Ik stelde Van Schagen een vraag. Bedaard formulerend begon hij te antwoorden tot hij midden in een zin ophield, zijn hoofd tegen het helmgras achter zich vleide en zijn ogen sloot. Hij sliep.
We hebben het er die middag verder maar bij laten zitten. Zelf vond ik het incident de mooiste illustratie van Van Schagen’s lijfspreuk al sneuvelde de scene later op de montagetafel.
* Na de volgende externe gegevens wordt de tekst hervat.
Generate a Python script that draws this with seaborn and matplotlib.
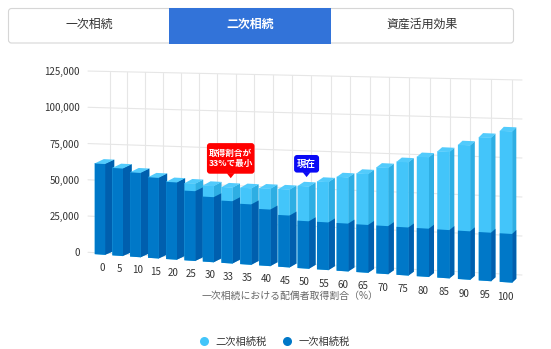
import numpy as np
import pandas as pd
import matplotlib
matplotlib.use("Agg")
import matplotlib.pyplot as plt
import matplotlib.transforms as mtransforms
from matplotlib.patches import Polygon, FancyBboxPatch, Rectangle
from matplotlib.lines import Line2D
import seaborn as sns

# 一次相続における配偶者取得割合（%）
shares = [0, 5, 10, 15, 20, 25, 30, 33, 35, 40, 45, 50, 55, 60, 65, 70, 75, 80, 85, 90, 95, 100]
# 一次相続税
first_tax = [62000, 59500, 57200, 54500, 52000, 46600, 43300, 41300, 39900, 37200, 34000,
             31000, 31000, 31000, 30900, 30900, 30800, 30800, 30700, 30700, 30600, 30600]
# 二次相続税
second_tax = [0, 0, 0, 0, 0, 5100, 7500, 9100, 10700, 13800, 17100,
              22800, 26400, 30000, 33000, 37600, 41900, 45700, 49800, 54500, 60000, 64500]
y_ticks = [0, 25000, 50000, 75000, 100000, 125000]
tabs = ["一次相続", "二次相続", "資産活用効果"]
active_tab = 1
series_names = ["二次相続税", "一次相続税"]
x_title = "一次相続における配偶者取得割合（%）"
min_share = 33
current_share = 50
min_note = "取得割合が\n33%で最小"
current_note = "現在"

LIGHT, LIGHT_SIDE, LIGHT_TOP = "#43c5fa", "#2eaee3", "#52cbfc"
DARK, DARK_SIDE = "#0078c8", "#005fae"
GRID = "#e6e6e6"
TEXT = "#333333"

W, H = 551, 349

# ---- pseudo-3D projection: (category position, value) -> canvas pixels ----
def front_x(X):
    X = np.asarray(X, float)
    return 100.0 + 17.55 * X + 0.085 * X ** 2

def base_y(cx):
    return 254.5 + 0.0684 * (cx - 100.0)

def px_per_unit(cx):
    return 0.00147 + 0.00012 * (cx - 100.0) / 406.0

def depth_dx(cx):
    return 9.0 - 5.0 * (cx - 100.0) / 406.0

DEPTH_DY = 4.0

def project(X, v):
    cx = front_x(X)
    return cx, base_y(cx) - np.asarray(v, float) * px_per_unit(cx)

def wall_y(x, v):
    t = (x - 88.0) / 434.0
    return 252.3 + 22.7 * t - v * (0.00145 + 0.00011 * t)

class Perspective(mtransforms.Transform):
    input_dims = 2
    output_dims = 2

    def transform_non_affine(self, values):
        values = np.asarray(values, float).reshape(-1, 2)
        cx, cy = project(values[:, 0], values[:, 1])
        return np.column_stack([cx, cy])


sns.set_theme(style="white")
plt.rcParams["font.family"] = ["Noto Sans CJK JP", "DejaVu Sans"]

fig = plt.figure(figsize=(W / 100, H / 100), dpi=100)
ax = fig.add_axes([0, 0, 1, 1])

totals = np.add(first_tax, second_tax)
df = pd.DataFrame({"share": [str(s) for s in shares], "first": first_tax, "total": totals})
order = df["share"].tolist()
sns.barplot(data=df, x="share", y="total", order=order, color=LIGHT, saturation=1,
            width=0.6, errorbar=None, linewidth=0, ax=ax)
sns.barplot(data=df, x="share", y="first", order=order, color=DARK, saturation=1,
            width=0.6, errorbar=None, linewidth=0, ax=ax)

ax.set_xlim(0, W)
ax.set_ylim(H, 0)
ax.set_axis_off()

proj = Perspective() + ax.transData
total_bars, first_bars = ax.containers[0], ax.containers[1]

for i, (tb, fb) in enumerate(zip(total_bars, first_bars)):
    z = 3 + i * 0.01
    for bar, front, side, zoff in ((tb, LIGHT, LIGHT_SIDE, 0.0), (fb, DARK, DARK_SIDE, 0.004)):
        bar.set_transform(proj)
        bar.set_facecolor(front)
        bar.set_edgecolor("none")
        bar.set_clip_on(False)
        bar.set_zorder(z + zoff + 0.002)
        x1 = bar.get_x() + bar.get_width()
        v0, v1 = bar.get_y(), bar.get_y() + bar.get_height()
        rx, ry_top = project(x1, v1)
        _, ry_bot = project(x1, v0)
        d = depth_dx(rx)
        ax.add_patch(Polygon([(rx - 0.3, ry_bot), (rx - 0.3, ry_top), (rx + d, ry_top - DEPTH_DY),
                              (rx + d, ry_bot - DEPTH_DY)], closed=True, facecolor=side,
                             edgecolor="none", zorder=z + zoff + 0.001, clip_on=False))
    # top face of the stacked column
    x0, x1 = tb.get_x(), tb.get_x() + tb.get_width()
    vt = tb.get_y() + tb.get_height()
    lx, ly = project(x0, vt)
    rx, ry = project(x1, vt)
    ax.add_patch(Polygon([(lx, ly + 0.3), (rx, ry + 0.3), (rx + depth_dx(rx), ry - DEPTH_DY),
                          (lx + depth_dx(lx), ly - DEPTH_DY)], closed=True, facecolor=LIGHT_TOP,
                         edgecolor="none", zorder=z + 0.009, clip_on=False))

# back wall grid
for v in y_ticks:
    ax.plot([88, 522], [wall_y(88, v), wall_y(522, v)], color=GRID, lw=0.8, zorder=1)
for u in range(len(shares)):
    gx = 110 + 17.38 * u + 0.0833 * u * u
    ax.plot([gx, gx], [wall_y(gx, 0), wall_y(gx, y_ticks[-1])], color=GRID, lw=0.8, zorder=1)

# y tick labels
for v in y_ticks:
    ax.text(80, wall_y(88, v) + 1, f"{v:,}", ha="right", va="center", fontsize=7, color=TEXT)

# x tick labels
for i, s in enumerate(shares):
    cx, cy = project(i, -9000)
    ax.text(cx + depth_dx(cx) / 2 - 2.3, cy, str(s), ha="center", va="center",
            fontsize=7, color=TEXT, zorder=5)

ax.text(290, 296, x_title, ha="center", va="center", fontsize=7.1, color="#666666", zorder=4)


# callouts above the bars
def callout(share, text, color, w, h, fs):
    idx = shares.index(share)
    cx, top = project(idx, totals[idx])
    tip_x = float(cx + depth_dx(cx) / 2)
    tip_y = float(top) - 9
    bottom = tip_y - 4.5
    ax.add_patch(FancyBboxPatch((tip_x - w / 2, bottom - h), w, h,
                                boxstyle="round,pad=0,rounding_size=3", fc=color, ec="none",
                                zorder=20))
    ax.add_patch(Polygon([(tip_x - 4, bottom - 0.5), (tip_x + 4, bottom - 0.5), (tip_x, tip_y)],
                         closed=True, fc=color, ec="none", zorder=20))
    ax.text(tip_x, bottom - h / 2, text, ha="center", va="center", color="white",
            fontsize=fs, fontweight="bold", linespacing=1.25, zorder=21)


callout(min_share, min_note, "#ff0000", 47.6, 30.6, 6.2)
callout(current_share, current_note, "#0a0af5", 25, 17.6, 6.8)

# tabs
ax.add_patch(FancyBboxPatch((8.5, 8.5), 505, 34.5, boxstyle="round,pad=0,rounding_size=3",
                            fc="white", ec="#d6d6d6", lw=0.8, zorder=30))
ax.add_patch(Rectangle((169, 8), 162, 35.5, fc="#3273d9", ec="none", zorder=31))
for k, (t, tx) in enumerate(zip(tabs, [89, 250, 422])):
    active = k == active_tab
    ax.text(tx, 24.5, t, ha="center", va="center", fontsize=8.6,
            color="white" if active else TEXT, fontweight="bold" if active else "normal",
            zorder=32)

# legend
handles = [Line2D([], [], ls="none", marker="o", markersize=6.5, color=c, markeredgewidth=0)
           for c in (LIGHT, DARK)]
fig.legend(handles, series_names, loc="center", bbox_to_anchor=(274.7 / W, 1 - 342 / H),
           ncol=2, frameon=False, fontsize=7.4, handlelength=0.8, handletextpad=0.7,
           columnspacing=1.6, labelcolor=TEXT)

fig.savefig("out.png", dpi=100)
In de jaren zestig was Van Schagen begonnen zijn mengelwerk in eigen beheer uit te geven onder de titel ‘Domburgse Cahiers’ (dat was denk ik ook de reden voor het interview). De tegenkant van de losse pols theorie was dat hij alles wilde publiceren en aangezien hij veel schreef kon hij daar geen uitgever voor vinden. Het leek hem niet te deren. Hij zag zichzelf als een minor poet en beeldend kunstenaar, behorend tot de soort die, zoals hij eens in een interview zei, ‘houden van het koorddansen op de karteling van een golf.’ De korte gedichtjes uit zijn latere jaren noemde hij ‘taktilen’. ‘Ze leggen ergens eventjes de vinger op,’ zoals hij dat uitdrukte.
Vaak als ik langs het strand loop denk ik even aan Van Schagen en aan Flarden van den wind dat mijn zintuigen voor het strandleven op scherp heeft gezet en ga maar en ben.